DIARIO CÓRDOBA/ OPINIÓN
22/8/2014
Uno de mis nietos me preguntaba: abuela, ¿cuántos años me faltan para ser
viejo? Me sorprendió la pregunta por la preocupación que intuía conllevaba. ¿Y
para qué quieres saberlo? Todavía te queda mucho por vivir joven. Es que yo no
quiero ponerme tan feo como los viejos, como el abuelo de mi amigo...
Sinceramente esta preocupación de un pequeño me llevó a una más que profunda
reflexión. De niños pasamos a jóvenes y de jóvenes a adultos sin apenas darnos
cuenta, como si se tratara de un paso normal en el que nos seguimos sintiendo
vigorosos, ilusionados, jóvenes, en una palabra.

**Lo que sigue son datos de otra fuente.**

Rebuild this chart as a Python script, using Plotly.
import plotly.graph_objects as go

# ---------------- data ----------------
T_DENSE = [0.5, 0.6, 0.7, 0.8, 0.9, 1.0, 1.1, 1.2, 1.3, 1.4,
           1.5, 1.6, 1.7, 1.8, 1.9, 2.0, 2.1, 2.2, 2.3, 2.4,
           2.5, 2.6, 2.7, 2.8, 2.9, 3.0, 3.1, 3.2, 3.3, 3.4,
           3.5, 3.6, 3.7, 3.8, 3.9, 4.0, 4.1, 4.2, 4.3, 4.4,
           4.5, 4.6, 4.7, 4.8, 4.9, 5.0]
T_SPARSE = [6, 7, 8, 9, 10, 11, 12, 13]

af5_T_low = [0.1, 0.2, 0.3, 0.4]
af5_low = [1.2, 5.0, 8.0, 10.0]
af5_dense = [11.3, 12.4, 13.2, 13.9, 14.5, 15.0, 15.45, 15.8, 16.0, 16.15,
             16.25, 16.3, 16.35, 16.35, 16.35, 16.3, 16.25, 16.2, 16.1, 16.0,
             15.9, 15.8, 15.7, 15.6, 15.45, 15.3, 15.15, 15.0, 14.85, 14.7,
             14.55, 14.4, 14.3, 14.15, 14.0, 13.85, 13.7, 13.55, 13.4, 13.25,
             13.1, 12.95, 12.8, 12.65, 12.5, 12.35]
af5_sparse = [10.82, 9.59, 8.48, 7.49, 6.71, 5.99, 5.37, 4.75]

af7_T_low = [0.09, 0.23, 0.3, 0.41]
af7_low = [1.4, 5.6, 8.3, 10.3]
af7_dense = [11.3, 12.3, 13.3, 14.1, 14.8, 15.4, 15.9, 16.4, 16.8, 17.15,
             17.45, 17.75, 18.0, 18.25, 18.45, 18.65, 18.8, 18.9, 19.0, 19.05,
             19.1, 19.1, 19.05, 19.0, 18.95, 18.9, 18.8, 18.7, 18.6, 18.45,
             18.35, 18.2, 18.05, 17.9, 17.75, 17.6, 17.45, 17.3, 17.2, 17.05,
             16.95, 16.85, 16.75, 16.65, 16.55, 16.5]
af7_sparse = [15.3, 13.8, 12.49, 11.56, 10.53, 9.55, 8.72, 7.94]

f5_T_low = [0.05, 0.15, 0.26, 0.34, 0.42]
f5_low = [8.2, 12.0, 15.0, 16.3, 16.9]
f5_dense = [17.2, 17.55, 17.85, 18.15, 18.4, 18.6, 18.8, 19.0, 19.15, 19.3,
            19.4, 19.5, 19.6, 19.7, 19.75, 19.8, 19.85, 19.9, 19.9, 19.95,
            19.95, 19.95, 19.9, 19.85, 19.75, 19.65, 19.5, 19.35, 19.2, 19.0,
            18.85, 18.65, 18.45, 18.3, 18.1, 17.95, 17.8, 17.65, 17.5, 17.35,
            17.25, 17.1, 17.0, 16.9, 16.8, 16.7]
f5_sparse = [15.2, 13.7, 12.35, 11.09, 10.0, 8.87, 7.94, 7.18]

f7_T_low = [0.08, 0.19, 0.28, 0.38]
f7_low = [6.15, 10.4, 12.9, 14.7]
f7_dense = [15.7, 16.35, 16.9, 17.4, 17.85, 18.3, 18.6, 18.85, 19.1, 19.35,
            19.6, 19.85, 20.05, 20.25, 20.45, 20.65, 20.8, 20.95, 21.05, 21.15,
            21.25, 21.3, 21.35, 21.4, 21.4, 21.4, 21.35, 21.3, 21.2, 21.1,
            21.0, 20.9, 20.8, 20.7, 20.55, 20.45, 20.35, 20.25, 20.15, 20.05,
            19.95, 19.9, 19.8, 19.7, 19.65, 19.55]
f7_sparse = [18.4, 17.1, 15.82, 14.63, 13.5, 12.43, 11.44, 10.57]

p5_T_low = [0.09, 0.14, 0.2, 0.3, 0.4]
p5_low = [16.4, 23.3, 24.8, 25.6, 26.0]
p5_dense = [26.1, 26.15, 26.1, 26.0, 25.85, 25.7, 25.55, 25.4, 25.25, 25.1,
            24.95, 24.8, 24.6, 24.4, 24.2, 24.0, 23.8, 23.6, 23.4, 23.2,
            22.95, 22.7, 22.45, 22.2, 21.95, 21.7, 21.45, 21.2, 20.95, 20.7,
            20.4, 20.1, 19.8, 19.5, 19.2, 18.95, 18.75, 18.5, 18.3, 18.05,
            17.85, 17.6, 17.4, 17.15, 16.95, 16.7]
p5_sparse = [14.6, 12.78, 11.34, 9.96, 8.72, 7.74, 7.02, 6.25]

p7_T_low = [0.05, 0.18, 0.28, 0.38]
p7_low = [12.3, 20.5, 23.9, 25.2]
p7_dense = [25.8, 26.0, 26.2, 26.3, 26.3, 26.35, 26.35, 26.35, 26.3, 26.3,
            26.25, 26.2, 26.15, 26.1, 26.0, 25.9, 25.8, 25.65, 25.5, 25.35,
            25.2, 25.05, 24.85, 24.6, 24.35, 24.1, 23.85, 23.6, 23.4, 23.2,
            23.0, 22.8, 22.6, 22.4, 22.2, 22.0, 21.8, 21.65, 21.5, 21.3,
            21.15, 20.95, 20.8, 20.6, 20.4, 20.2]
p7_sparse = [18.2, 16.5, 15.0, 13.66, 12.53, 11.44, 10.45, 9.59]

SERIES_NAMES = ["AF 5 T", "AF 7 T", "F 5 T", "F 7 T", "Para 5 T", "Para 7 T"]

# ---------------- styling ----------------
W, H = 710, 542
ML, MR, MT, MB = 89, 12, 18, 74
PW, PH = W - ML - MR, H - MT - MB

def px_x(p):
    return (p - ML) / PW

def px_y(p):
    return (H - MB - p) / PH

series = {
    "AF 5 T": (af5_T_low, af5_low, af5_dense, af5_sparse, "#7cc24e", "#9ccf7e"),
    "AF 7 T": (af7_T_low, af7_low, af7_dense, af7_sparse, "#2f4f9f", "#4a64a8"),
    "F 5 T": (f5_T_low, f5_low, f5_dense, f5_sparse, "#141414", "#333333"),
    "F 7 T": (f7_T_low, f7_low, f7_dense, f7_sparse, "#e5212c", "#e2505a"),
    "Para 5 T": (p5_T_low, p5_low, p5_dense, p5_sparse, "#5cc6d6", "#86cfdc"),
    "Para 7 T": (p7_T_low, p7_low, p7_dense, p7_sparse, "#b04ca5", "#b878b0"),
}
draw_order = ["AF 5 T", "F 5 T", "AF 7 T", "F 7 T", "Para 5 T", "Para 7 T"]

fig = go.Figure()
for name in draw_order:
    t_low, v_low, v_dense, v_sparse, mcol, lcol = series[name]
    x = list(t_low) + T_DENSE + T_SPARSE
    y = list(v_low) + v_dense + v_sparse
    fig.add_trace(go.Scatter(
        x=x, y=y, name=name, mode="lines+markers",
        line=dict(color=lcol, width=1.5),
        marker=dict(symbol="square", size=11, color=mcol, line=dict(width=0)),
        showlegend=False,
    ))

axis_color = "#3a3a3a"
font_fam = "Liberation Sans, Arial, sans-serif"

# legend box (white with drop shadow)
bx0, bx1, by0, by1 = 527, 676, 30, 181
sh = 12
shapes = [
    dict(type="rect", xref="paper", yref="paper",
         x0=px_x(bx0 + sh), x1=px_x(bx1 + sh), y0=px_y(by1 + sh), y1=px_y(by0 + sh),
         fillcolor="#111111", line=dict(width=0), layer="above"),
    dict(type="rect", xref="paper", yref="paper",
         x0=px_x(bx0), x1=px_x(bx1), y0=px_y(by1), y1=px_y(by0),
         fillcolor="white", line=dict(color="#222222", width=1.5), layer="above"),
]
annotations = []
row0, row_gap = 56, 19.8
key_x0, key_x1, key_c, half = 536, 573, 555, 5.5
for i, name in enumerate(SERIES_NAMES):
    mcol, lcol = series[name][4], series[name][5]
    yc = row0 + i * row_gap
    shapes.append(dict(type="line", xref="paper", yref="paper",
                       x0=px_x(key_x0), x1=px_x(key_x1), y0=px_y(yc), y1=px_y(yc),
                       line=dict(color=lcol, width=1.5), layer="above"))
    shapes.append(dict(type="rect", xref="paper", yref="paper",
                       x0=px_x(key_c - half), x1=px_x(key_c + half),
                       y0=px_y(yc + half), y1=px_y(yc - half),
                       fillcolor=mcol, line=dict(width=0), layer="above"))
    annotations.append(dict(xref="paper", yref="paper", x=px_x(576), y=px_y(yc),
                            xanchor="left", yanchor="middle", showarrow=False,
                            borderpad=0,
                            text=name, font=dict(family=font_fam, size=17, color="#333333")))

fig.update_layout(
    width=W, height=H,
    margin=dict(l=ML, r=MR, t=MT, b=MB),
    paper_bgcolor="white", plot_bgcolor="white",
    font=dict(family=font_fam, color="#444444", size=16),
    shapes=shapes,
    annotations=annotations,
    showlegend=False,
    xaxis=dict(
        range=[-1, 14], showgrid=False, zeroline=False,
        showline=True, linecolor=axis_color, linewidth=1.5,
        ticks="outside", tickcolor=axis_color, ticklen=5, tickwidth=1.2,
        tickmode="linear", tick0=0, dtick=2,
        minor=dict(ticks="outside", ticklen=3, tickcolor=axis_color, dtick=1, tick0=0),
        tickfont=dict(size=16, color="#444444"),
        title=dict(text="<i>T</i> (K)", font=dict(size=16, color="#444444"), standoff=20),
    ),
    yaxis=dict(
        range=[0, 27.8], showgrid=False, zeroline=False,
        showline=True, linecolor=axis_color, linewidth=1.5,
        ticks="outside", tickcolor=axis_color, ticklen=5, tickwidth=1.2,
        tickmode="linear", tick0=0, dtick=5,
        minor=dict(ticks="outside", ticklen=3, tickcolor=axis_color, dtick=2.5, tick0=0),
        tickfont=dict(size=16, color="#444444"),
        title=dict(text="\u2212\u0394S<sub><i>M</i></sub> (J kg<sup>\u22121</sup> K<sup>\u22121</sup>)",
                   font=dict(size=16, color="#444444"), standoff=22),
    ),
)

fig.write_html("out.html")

Pero he comprendido que hay un
travesía, la de mayor a viejo, que no todos tenemos que recorrer de idéntica
manera, porque no se trata tanto de años como de actitud. Quiero decir que hay
mayores que llegadas unas determinadas circunstancias y números en el DNI
asumen sin más el rol de viejos y salvo excepciones, que las hay por invalidez,
enfermedad, etcétera, se traduce en una dejadez total, fruto, ¡claro está! de
la pereza y achaques que son propios, pero no invalidantes.
No se duchan, no se
cambian con frecuencia de ropa, no se renuevan para nada, no quieren gastar un
céntimo porque les obsesiona el ahorro, son pesimistas, negativos,
intolerantes... Las mujeres, además, visten, peinan, hablan en serie y hasta
usan idénticos tonos de tinte de pelo y ropa. Unos y otras pasan de todo y todo
lo critican, les importa un bledo la cuestión de enamorar y enamorarse, hacen
constante alusión al pasado y para más inri, cuando se presenta la ocasión,
proclaman su eterna juventud. Ya lo dice el escritor francés Renard: La vejez
llega cuando se empieza a decir: nunca me he sentido tan joven.
Y no es verdad,
pero lo último, perder la personalidad y pasar a ser ser hombres y mujeres
seriados. Un paso definitivo, pero hay que mantener erguido el árbol para que
caiga majestuoso a la tierra, cuando llegue la mano del talador.